A Systematic Review and Taxonomy of Bias Detection in Machine Learning for Scholarship Allocation in Educational Decision Systems

by Manga Ibrahim, Tami Bitrus Small, Yusufu Gambo

Published: June 20, 2026 • DOI: 10.51584/IJRIAS.2026.11060047

Abstract

The rapid adoption of Machine Learning (ML) in educational decision-making, particularly scholarship allocation, has raised critical concerns about fairness, bias propagation, and institutional accountability. However, existing research on how bias is detected, measured, and mitigated in these systems remains fragmented across methods, domains, and evaluation practices. This study conducts a PRISMA-guided systematic review to explore machine learning-driven bias detection approaches in education and scholarship, integrating findings from Scopus, Web of Science, IEEE Xplore, and the ACM Digital Library. The synthesis examines bias variants, fairness metrics, methodological trends, and evaluation practices across selected studies. Findings show that representation and measurement bias dominate the literature, while label and deployment biases are less explored.
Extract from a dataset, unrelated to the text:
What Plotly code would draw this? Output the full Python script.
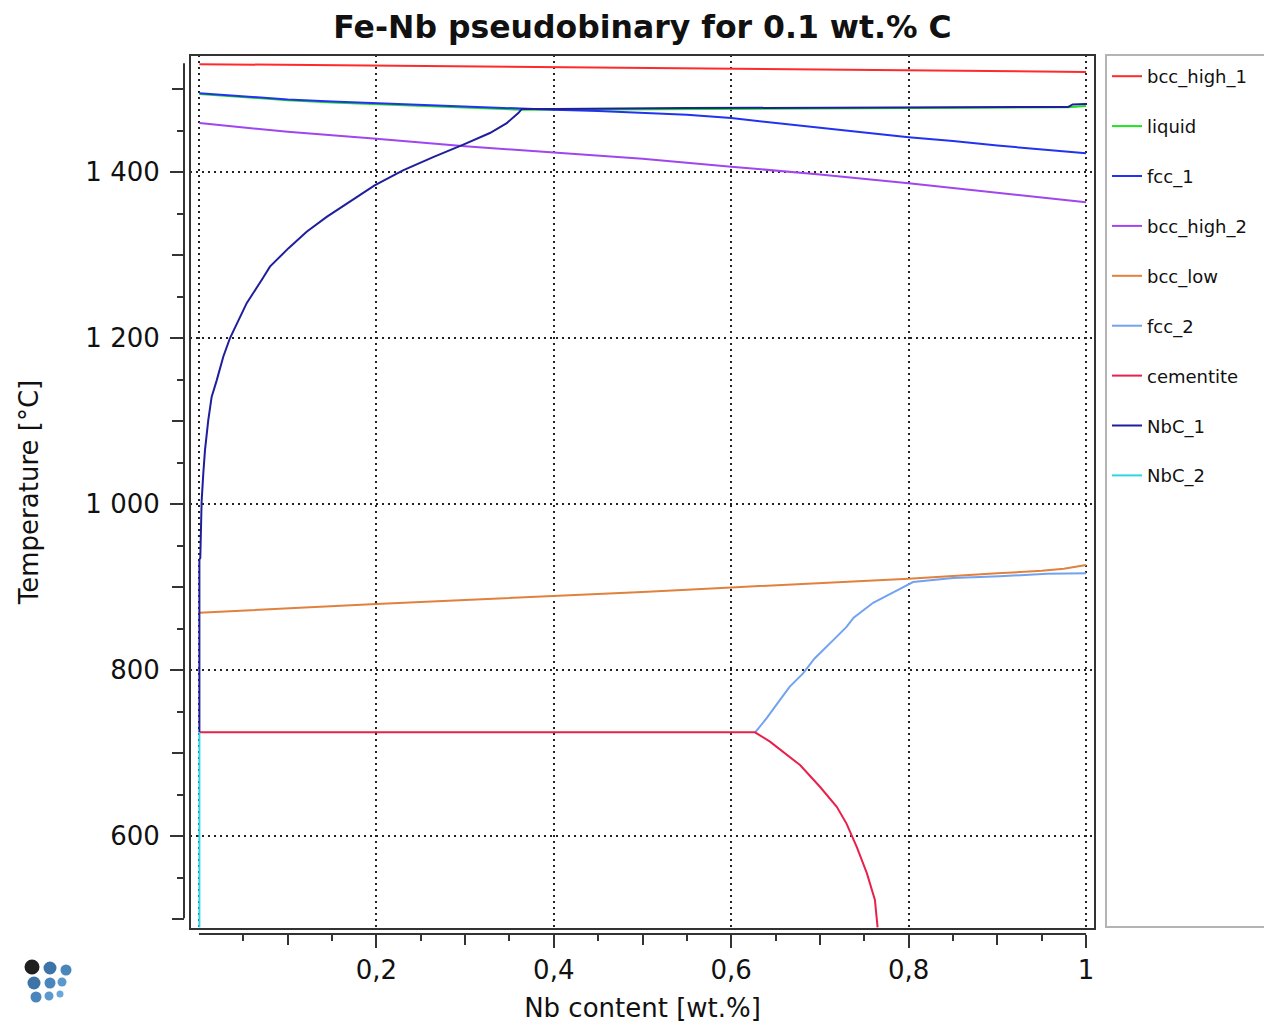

Statistical and group fairness metrics are most commonly used, whereas causal inference and in-model fairness approaches remain underdeveloped. Major methodological limitations identified include the scarcity of high-quality datasets, inconsistent reporting practices, limited reproducibility, and inadequate evaluation of fairness across the entire model lifecycle. To address these issues, the study proposes a domain-specific taxonomy for scholarship allocation that structures fairness analysis across bias source, detection stage, method type, fairness metric, and educational context. The framework consolidates fragmented evidence and highlights research gaps in causal fairness, deployment monitoring, and longitudinal bias analysis.